Minha Missão de Tempo Integral: Porto Alegre, julho de 1987

Publicado em 1 de janeiro de 2007 e atualizado em 4 de março de 2024

Meu último companheiro na missão e eu
Meu último companheiro na missão e eu

Eis-me de volta à minha amada Porto Alegre. Depois de minha terra-natal, São Paulo, esta é a cidade de que mais gosto neste país. Há muito havia em meu coração o desejo de terminar a missão aqui e o Senhor me concedeu essa bênção. Prometo-Lhe que, em troca, farei tudo para transformar este pedaço da cidade numa área de sucesso.

Confirmando o que eu já sabia, o relato que me fizeram do trabalho aqui não foi nada animador. Trata-se de um conjunto habitacional chamado Nova Restinga, uma área territorialmente pequena e que já foi praticamente varrida pelos missionários anteriores. Dizem que mais da metade dos habitantes deste conjunto já foi batizada na Igreja, embora muitos sequer se lembrem disso.

Mas esse quadro feio não me assustou. Creio em revelações, inspiração e trabalho duro. Existem eleitos aqui que precisam de nós e, mesmo se não houvesse, o Senhor os faria surgir, pois “até mesmo destas pedras o Senhor poderia suscitar filhos a Abraão” (Mateus 3:9). Foi crendo firmemente nessas palavras que saí às ruas a pregar e minha confiança é forte no Senhor. Ele nos abençoará, porque cumpre Suas promessas.

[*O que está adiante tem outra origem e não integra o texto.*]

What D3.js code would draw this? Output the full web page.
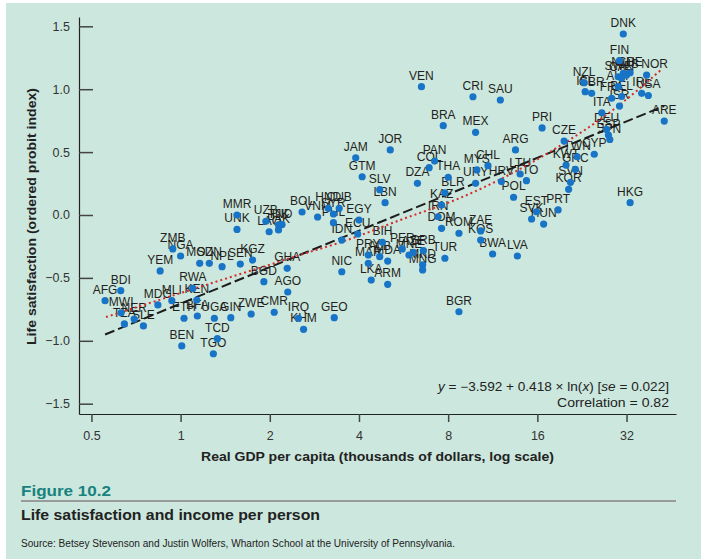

Cinco dias depois de minha chegada a esta área, na primeira conferência de zona após meu retorno a Porto Alegre, uma grande surpresa: meu primeiro companheiro americano, que estava há apenas dois meses na missão, já é líder de zona!

Dois dias depois, um batismo. Não foi um batismo estusiasmante como os que descrevi antes, porque não tive participação no processo de conversão da moça, mas um batismo é sempre um batismo. Foi a primeira vez — e talvez também a última — que batizei alguém numa manhã de quarta-feira.

A capela pré-fabricada, de madeira, de Restinga
A capela pré-fabricada, de madeira, de Restinga

Meu companheiro e eu estamos muito unidos e desenvolvendo um bom trabalho nesta área. Já a tiramos da lama na qual afundara e a transformamos num campo lindo e florido. Sinto-me como um dos santos pioneiros da história da Igreja, logo que chegaram ao lugar que Joseph Smith chamou de Nauvoo, que quer dizer “a bela”. Quando lá chegaram, o lugar era um pântano inabitável, mas o drenaram e fizeram dele um lugar que justificou ser chamado de belo pelo profeta. Estamos, portanto, fazendo de Restinga a nossa Nauvoo.

Estimado presidente,

Esta semana foi a de maior sucesso nos últimos quatro meses aqui no distrito de Restinga. Estou por demais satisfeito com nossos resultados. Estamos fazendo desta área um campo fértil, esta que antes era uma terra estéril e árida. O Senhor está nos recompensando por nossa união e esforço conjunto. Temos orado uns pelos outros, preocupando-nos uns com os outros e nos ajudando mutuamente. Como distrito estamos muito unidos e acho que esta está sendo a causa de nosso sucesso.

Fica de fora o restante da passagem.